On arrival at the hospital, where comparative leisure and absence of exposure afford means of careful diagnosis and definitive treatment, the following are the points to be attended to by the surgeon: firstly, examination of the wound with a view to obtaining a correct knowledge of its nature and extent; secondly, removal of any foreign bodies which may have lodged; thirdly, adjustment of lacerated structures; and fourthly, the application of the primary dressings.
The diagnosis should be established as early as possible after the arrival at hospital. An examination can then be made with more ease to the patient and more satisfactorily to the surgeon than at a later period. Not only is the sensibility of the parts adjoining the track of the ball numbed, but there is less swelling to interfere with the examination, so that the amount of disturbance effected among the several structures is more obviously apparent.
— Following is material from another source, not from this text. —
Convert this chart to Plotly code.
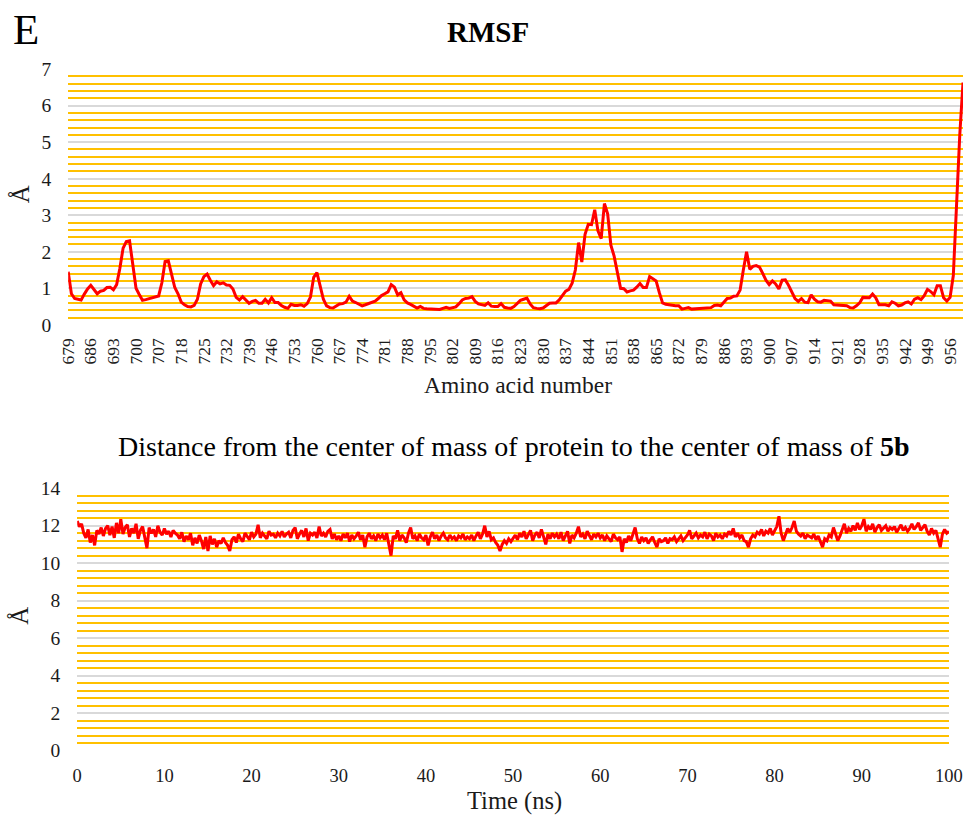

One of the earliest rules for examining a gunshot wound is to place the patient, as nearly as can be ascertained, in a position similar to that in which he was, in relation to the missile, at the time of being struck by it. In almost every instance the examination will be facilitated by attention to this precept. Occasionally it will at once indicate the probable injury to vessels or other important structures, in cases where the mutual relations of the wounds of entrance and exit, in the erect or horizontal posture of the body, would lead to no such information. Even in the direct course taken by a rifle-ball in a simple flesh wound, an erroneous opinion of the line in which the ball has moved may be formed from the first view, in consequence of the ready mobility of the several structures among themselves and their varying degrees of elasticity. Injury to nerves inducing paralysis, contusions of blood-vessels leading to secondary hemorrhage or gangrene, may thus, without sufficient circumspection, be overlooked on the first admission to hospital.
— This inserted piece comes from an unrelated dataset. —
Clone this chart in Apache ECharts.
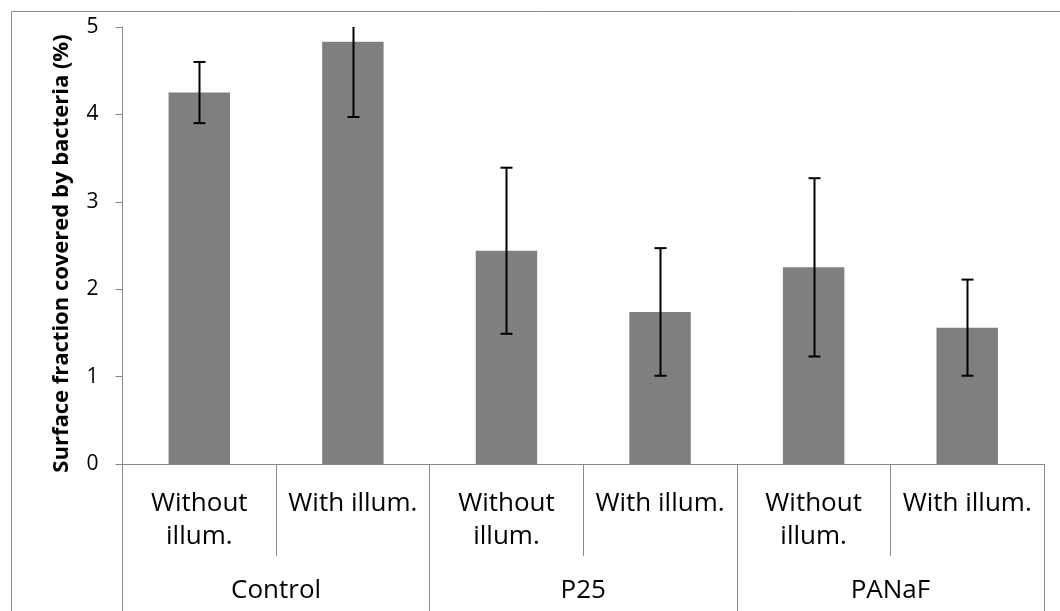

When only one opening has been made by a ball, it is to be presumed that it is lodged somewhere in the wound, and search must be made for it accordingly. But even where two openings exist, and evidence is afforded that these are the apertures of entrance and exit of one projectile, examination should still be made to detect the presence of foreign bodies. Portions of clothing, and, as has already been shown, other harder substances, are not unfrequently carried into a wound by a ball; and, though it itself may pass out, these may remain behind either from being diverted from the straight line of the wound or from becoming caught and impacted in the fibrous tissue through which the ball has passed. The inspection of the garments worn over the part wounded may often serve as a guide in determining whether foreign bodies have entered or not, and, if so, their kind, and thus save time and trouble in the examination of the wound itself.